» **What you need to do**: Extract the lines from the start through the line that holds "const subPercents = [15, 8, 4, 4, 4, 11, 8, 8];", both included, omitting all images.

++++++++++

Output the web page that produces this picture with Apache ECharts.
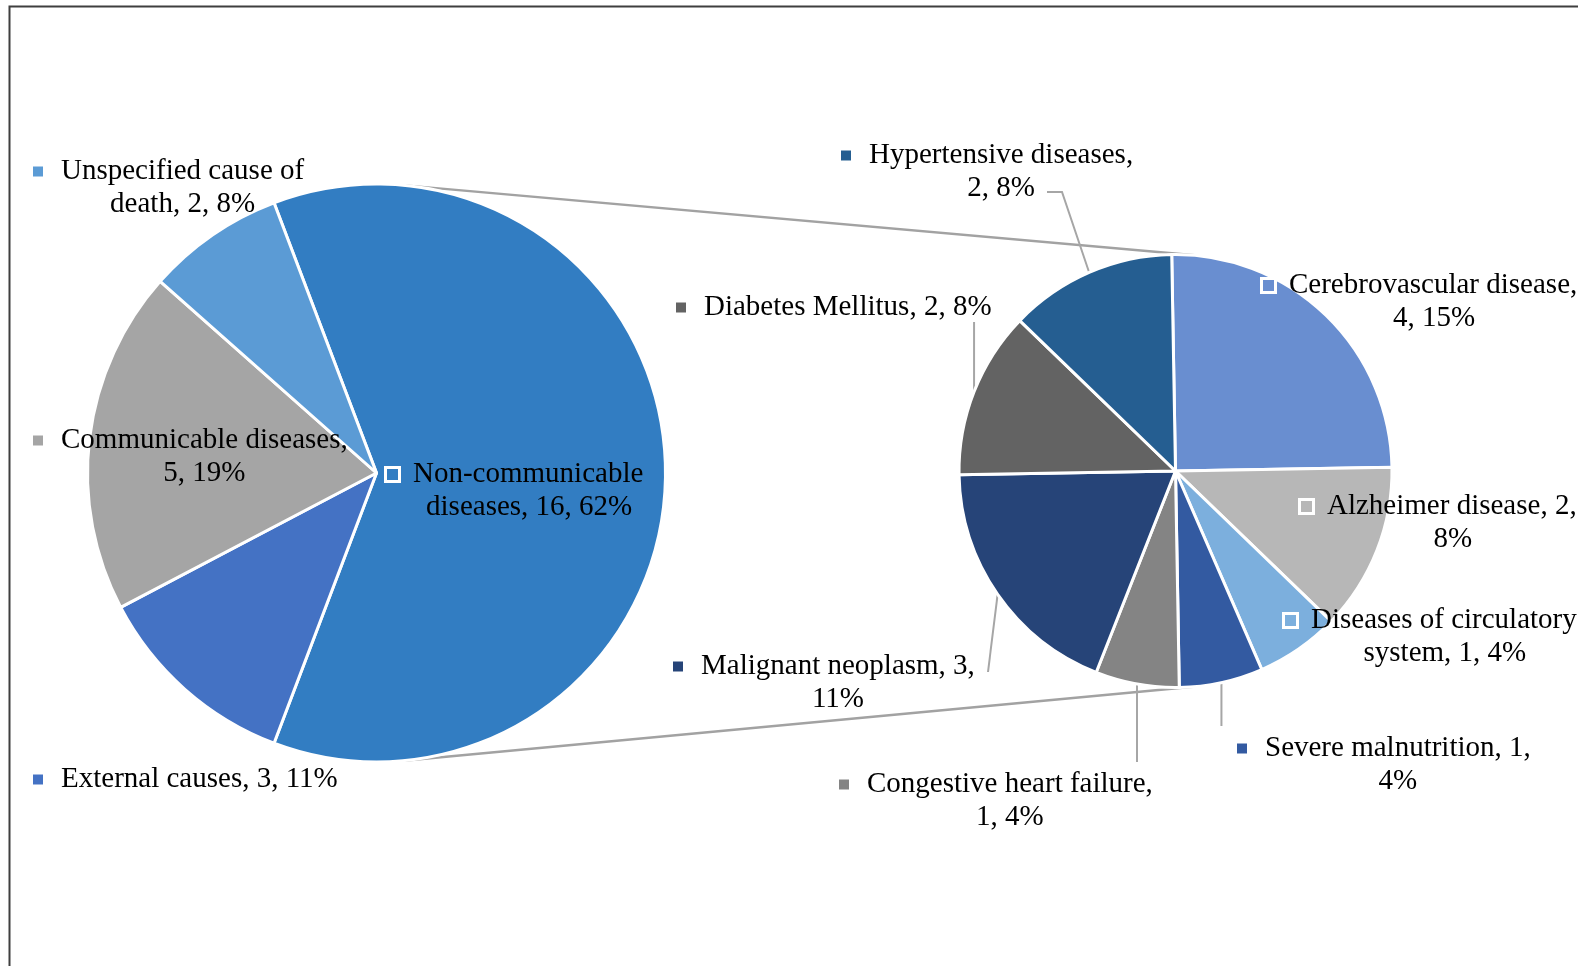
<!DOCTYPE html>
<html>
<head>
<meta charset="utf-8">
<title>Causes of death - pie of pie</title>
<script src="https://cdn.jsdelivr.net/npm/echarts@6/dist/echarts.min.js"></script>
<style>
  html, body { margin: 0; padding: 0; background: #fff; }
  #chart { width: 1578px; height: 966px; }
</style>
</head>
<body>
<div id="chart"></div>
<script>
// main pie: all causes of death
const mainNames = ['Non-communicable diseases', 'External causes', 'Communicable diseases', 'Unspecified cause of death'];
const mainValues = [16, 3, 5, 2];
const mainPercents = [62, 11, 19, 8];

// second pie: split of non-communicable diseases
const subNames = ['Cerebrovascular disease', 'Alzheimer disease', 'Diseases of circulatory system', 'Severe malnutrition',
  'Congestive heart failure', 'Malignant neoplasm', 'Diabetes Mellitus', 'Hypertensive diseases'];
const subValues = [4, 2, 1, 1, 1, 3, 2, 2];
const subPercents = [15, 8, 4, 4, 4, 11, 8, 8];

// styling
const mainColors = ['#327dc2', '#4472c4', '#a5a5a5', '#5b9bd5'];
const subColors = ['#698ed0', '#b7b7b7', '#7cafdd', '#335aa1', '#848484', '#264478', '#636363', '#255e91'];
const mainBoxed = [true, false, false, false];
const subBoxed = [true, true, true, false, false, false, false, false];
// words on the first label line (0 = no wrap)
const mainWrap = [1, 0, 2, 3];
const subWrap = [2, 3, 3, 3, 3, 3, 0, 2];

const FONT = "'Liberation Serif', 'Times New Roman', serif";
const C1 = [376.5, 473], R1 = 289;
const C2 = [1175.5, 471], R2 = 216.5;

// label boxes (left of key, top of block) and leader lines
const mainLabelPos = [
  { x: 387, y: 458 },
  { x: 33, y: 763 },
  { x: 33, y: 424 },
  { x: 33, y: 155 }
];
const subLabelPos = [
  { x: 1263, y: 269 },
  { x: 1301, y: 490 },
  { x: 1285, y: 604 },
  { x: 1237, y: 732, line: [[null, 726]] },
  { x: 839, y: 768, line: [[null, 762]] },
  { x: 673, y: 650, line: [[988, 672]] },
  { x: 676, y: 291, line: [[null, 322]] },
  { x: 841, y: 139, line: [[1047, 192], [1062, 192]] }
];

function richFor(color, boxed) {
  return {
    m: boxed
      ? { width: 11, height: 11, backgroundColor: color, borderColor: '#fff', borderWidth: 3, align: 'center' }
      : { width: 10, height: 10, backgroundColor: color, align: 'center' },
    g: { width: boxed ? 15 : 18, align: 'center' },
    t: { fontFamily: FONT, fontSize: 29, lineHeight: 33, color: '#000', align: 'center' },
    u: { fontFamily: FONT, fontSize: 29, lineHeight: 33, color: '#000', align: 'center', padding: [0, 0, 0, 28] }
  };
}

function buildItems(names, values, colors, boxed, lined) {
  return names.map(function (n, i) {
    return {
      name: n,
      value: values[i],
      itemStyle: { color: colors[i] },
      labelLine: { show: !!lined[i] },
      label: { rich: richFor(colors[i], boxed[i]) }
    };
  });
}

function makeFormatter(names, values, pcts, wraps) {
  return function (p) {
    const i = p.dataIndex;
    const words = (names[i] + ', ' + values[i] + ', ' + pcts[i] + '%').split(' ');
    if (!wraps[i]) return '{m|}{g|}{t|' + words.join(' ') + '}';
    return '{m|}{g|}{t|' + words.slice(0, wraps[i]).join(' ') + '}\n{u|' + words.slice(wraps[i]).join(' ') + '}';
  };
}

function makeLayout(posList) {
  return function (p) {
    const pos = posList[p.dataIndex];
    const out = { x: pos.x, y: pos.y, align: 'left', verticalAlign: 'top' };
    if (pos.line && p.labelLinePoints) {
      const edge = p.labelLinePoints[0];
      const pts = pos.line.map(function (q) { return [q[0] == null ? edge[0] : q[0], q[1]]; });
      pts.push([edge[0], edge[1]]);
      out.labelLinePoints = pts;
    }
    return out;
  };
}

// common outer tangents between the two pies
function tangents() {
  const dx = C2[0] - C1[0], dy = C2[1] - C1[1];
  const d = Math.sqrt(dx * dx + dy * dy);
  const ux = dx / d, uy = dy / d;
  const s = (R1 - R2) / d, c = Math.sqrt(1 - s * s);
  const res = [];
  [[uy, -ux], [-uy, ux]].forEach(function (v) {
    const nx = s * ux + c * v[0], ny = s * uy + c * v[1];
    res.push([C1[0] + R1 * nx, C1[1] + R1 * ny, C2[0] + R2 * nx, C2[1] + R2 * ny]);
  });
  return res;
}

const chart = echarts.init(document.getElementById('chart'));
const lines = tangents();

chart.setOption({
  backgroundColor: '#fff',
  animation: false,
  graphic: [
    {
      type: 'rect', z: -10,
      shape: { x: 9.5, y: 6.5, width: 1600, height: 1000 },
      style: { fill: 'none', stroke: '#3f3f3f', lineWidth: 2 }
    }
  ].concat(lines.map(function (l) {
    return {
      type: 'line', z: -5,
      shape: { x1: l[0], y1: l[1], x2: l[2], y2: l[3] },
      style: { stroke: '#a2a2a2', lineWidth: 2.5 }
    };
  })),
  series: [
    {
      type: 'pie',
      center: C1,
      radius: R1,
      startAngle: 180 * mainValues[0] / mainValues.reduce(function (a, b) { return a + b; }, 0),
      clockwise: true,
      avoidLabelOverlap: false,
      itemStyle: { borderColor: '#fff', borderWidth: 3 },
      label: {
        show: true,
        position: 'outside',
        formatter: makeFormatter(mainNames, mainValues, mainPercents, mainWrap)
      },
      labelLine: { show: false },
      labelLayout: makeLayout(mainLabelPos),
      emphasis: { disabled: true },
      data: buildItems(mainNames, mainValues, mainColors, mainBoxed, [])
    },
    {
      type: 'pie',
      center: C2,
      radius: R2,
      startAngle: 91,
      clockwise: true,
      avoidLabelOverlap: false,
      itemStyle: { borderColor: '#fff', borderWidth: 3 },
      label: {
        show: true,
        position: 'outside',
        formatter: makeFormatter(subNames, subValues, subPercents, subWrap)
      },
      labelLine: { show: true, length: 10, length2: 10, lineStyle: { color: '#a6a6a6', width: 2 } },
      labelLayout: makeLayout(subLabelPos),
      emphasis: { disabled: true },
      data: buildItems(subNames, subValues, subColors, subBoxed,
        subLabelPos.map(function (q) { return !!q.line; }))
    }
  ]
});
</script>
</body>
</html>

++++++++++

» **The response**:
Output the web page that produces this picture with Apache ECharts.
<!DOCTYPE html>
<html>
<head>
<meta charset="utf-8">
<title>Causes of death - pie of pie</title>
<script src="https://cdn.jsdelivr.net/npm/echarts@6/dist/echarts.min.js"></script>
<style>
  html, body { margin: 0; padding: 0; background: #fff; }
  #chart { width: 1578px; height: 966px; }
</style>
</head>
<body>
<div id="chart"></div>
<script>
// main pie: all causes of death
const mainNames = ['Non-communicable diseases', 'External causes', 'Communicable diseases', 'Unspecified cause of death'];
const mainValues = [16, 3, 5, 2];
const mainPercents = [62, 11, 19, 8];

// second pie: split of non-communicable diseases
const subNames = ['Cerebrovascular disease', 'Alzheimer disease', 'Diseases of circulatory system', 'Severe malnutrition',
  'Congestive heart failure', 'Malignant neoplasm', 'Diabetes Mellitus', 'Hypertensive diseases'];
const subValues = [4, 2, 1, 1, 1, 3, 2, 2];
const subPercents = [15, 8, 4, 4, 4, 11, 8, 8];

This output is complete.